Again, no one would dare make this stuff up.
So in Aubrey's first season playing American football for an American team, makes 18 of 22 field goals and 22 of 24 extra points. And during this past 2023 season, when previously pointing out how Aubrey hooked up with Cowboys former kicker and kicking coach Chris Boniol, hired by Skip Holtz with the Stallions thanks to their LA Tech ties as the special teams/kicking coach, the unlikely kicking candidate in his second season makes 14 of 15 field goals (93.3 percent) and all 35 extra points.
"NFL teams were telling me we think you have the ability, but you don't have any film and we can't take that chance," Aubrey says after initially joining that kicking caravan, working out for the likes of Seattle, Raiders and Jacksonville.
Then here comes the Cowboys in 2023. As Boniol pointed out a few weeks back, Fassel was on to Aubrey for most of the season. Says he actually scouted one of their games to get a better look at Aubrey. Fassel says he picked Boniol's brain. Had a couple of conversations with Aubrey, also his agent.
"Was a two to three month evaluation," Fassel says, but pointing out they could not consummate a deal until the USFL season was completed, similar to last year when the Cowboys signed another USFL star, KaVontae Turpin, the league's offensive player of the year, but not until training camp had begun.
Thus, the Cowboys didn't want to tip their hand, but as someone had told me during those offseason practices, "We got a surprise in mind." The surprise was Aubrey, but had Boniol not tipped me off about this Stallions kicker, probably would have sloughed off the signing as Fassel figured most everyone else did, saying, "Everybody probably sees it as just another kicker signing."
Well, we are about to see. During the Cowboys' "mock game" practice on Friday, the two kickers kicked for the first time with a deep snapper and holder but on their own. No big team compete. Come Monday, when the team returns to practice after a Sunday day off, the kicking competition begins, Vizcaino and Aubrey going behind the line with the eyes of Cowboys, media and fans upon them. Fassel says the plan is to hold the kicking competition for all to witness four times a week out here in camp, with one of those four during three of the preseason games or until one of the guys separates from the pack.
Or until it's time to call in some veteran reinforcements, as they did last year when the kicking caravan arrived here for a training camp workout after Jonathan Garibay and Liram Hajrullahu unraveled, and that's when Maher caught their attention, his kickoffs making the difference.
Now this, one year later.

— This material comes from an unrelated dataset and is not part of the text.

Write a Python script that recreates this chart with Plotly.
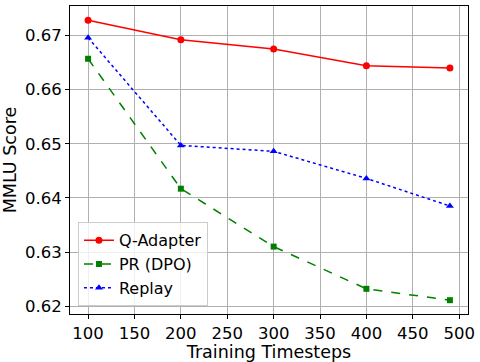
import plotly.graph_objects as go

steps = [100, 200, 300, 400, 490]
q_adapter = [0.6728, 0.6692, 0.6675, 0.6644, 0.6640]
pr_dpo = [0.6657, 0.6417, 0.6310, 0.6232, 0.6211]
replay = [0.6696, 0.6497, 0.6486, 0.6436, 0.6385]
x_ticks = [100, 150, 200, 250, 300, 350, 400, 450, 500]
y_ticks = [0.62, 0.63, 0.64, 0.65, 0.66, 0.67]

fig = go.Figure()
fig.add_trace(go.Scatter(x=steps, y=q_adapter, name="Q-Adapter", mode="lines+markers",
                         line=dict(color="red", width=1.5),
                         marker=dict(symbol="circle", size=7, color="red")))
fig.add_trace(go.Scatter(x=steps, y=pr_dpo, name="PR (DPO)", mode="lines+markers",
                         line=dict(color="green", width=1.5, dash="dash"),
                         marker=dict(symbol="square", size=6, color="green")))
fig.add_trace(go.Scatter(x=steps, y=replay, name="Replay", mode="lines+markers",
                         line=dict(color="blue", width=1.5, dash="dot"),
                         marker=dict(symbol="triangle-up", size=7, color="blue")))

axis_common = dict(showline=True, linecolor="black", linewidth=1, mirror=True,
                   ticks="outside", tickcolor="black", ticklen=4,
                   showgrid=True, gridcolor="#b0b0b0", gridwidth=1, zeroline=False,
                   tickfont=dict(size=16.5, color="black"), ticklabeloverflow="allow")
fig.update_xaxes(range=[80.5, 509.5], tickvals=x_ticks,
                 title=dict(text="Training Timesteps", font=dict(size=17.5, color="black"), standoff=2),
                 **axis_common)
fig.update_yaxes(range=[0.61855, 0.67545], tickvals=y_ticks, tickformat=".2f",
                 title=dict(text="MMLU Score", font=dict(size=17.5, color="black"), standoff=6),
                 **axis_common)
fig.update_layout(
    width=480, height=362,
    margin=dict(l=70, r=5, t=6, b=43),
    paper_bgcolor="white", plot_bgcolor="white",
    font=dict(family="DejaVu Sans", color="black"),
    legend=dict(x=0.02, y=0.025, xanchor="left", yanchor="bottom",
                bgcolor="rgba(255,255,255,0.8)", bordercolor="#cccccc", borderwidth=1,
                font=dict(size=16, color="black"), tracegroupgap=0),
)
fig.write_html("out.html")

Might Aubrey come out of the wild blue yonder, too?
Well, here's Fassel's scouting report: "Very excited about his potential but has to prove it. But as for talent, he's pretty good.
"Very humble, quiet, shy kid," and as a kicking coach is known to advise a kicker to sort of disappear into the background of a team, Fassel adds, "Just shut up and kick the ball through the uprights."
And those were just about Boniol's parting words to Aubrey, who says, "He told me to just to focus on myself, hold myself to my own standards. He knows what I'm capable of and the rest of it would play out in my favor."
Sounds good. All of it.
But now's time to find out if this is another one of those Longest Yard tales.